Information Technology Expenses. Information technology expenses decreased $27 million for the year ended
December 31, 2009, compared to 2008. The decreases were due to decreased telecom usage as well as decreased
equipment spending. Information technology expenses increased $66 million for the year ended December 31,
2008, compared to 2007. The increase was due to increased telecom usage and data center operating costs.
Depreciation and Amortization Expenses. Depreciation and amortization expenses decreased $51 million for the
year ended December 31, 2009, compared to 2008. The decrease was due to decreased amortization expense for
fully amortized intangible assets acquired in prior years slightly offset by increased investments in information
technology assets and server equipment. Depreciation and amortization expenses increased $131 million for the
year ended December 31, 2008, compared to 2007. The increase was due to our investment in information
technology assets and server equipment. The increase was slightly offset by a decrease in amortization expense
for certain acquired intangible assets being fully amortized as well as an increase in the weighted amortization
periods of recently acquired intangible assets.
Facilities Expenses. Facilities expenses decreased $23 million for the year ended December 31, 2009, compared
to 2008. The decrease was primarily due to the consolidation of our real estate facilities as part of our cost
initiatives. Facilities expenses increased $14 million for the year ended December 31, 2008, compared to 2007.
The increase was due to our expansion into new facilities and increased rent expense on our buildings during
2008.
TAC. TAC decreased $32 million for the year ended December 31, 2009, compared to 2008. The decrease was
primarily driven by the impact of foreign currency rate fluctuations, offset by changes in Affiliate mix and a
small increase in average TAC rates. TAC decreased $47 million for the year ended December 31, 2008,
compared to 2007. The decrease in 2008 was primarily due to the sale of Overture Japan to Yahoo Japan. The
decrease in TAC was slightly offset by a small increase in average TAC rates and partner mix changes.

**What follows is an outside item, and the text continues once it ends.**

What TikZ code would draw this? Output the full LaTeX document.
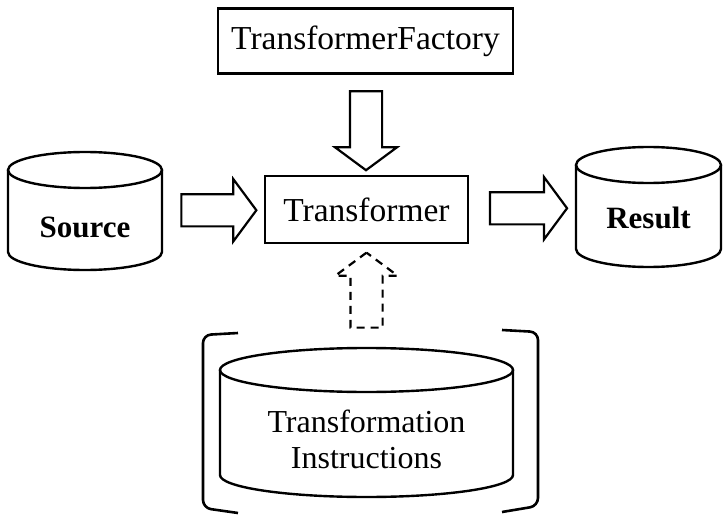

Other Expenses. Other expenses decreased $708 million for the year ended December 31, 2009, compared to
2008 mainly due to decreases of $488 million related to the goodwill impairment charge recorded in 2008 for
which there was no comparable charge in 2009, decreases in third-party service-provider expenses of
$117 million, decreases in content costs of $57 million, and decreases in employee travel and entertainment costs
of $39 million. Decreases in third-party service-provider expenses were primarily due to higher advisor costs
incurred in 2008 related to Microsoft’s proposal to acquire all or a part of our Company, other strategic
alternatives, including the Google agreement, the proxy contest, and related litigation defense, compared to
advisory and employee retention costs incurred in 2009 in connection with the Microsoft search arrangement.
The decreases in third-party service provider expenses were also due to a decrease in temporary headcount and
consulting projects related to our cost initiatives in 2009. Content costs, included in costs of revenues and driven
by our rich media offerings, decreased due to lower content costs for various properties as we transition out of
and/or outsource certain business lines.
Other expenses increased $703 million for the year ended December 31, 2008, compared to 2007 mainly due to
the goodwill impairment charge of $488 million, increases in third-party service-provider expenses of
$125 million, and restructuring charges, net of $107 million. For the year ended December 31, 2008, the
increases in outsourced service-provider expenses were primarily the result of incremental costs incurred in
general and administrative expense of $79 million for 2008 for outside advisors related to Microsoft’s proposals
to acquire all or a part of our Company, other strategic alternatives, including the Google agreement, the proxy
contest, and related litigation defense.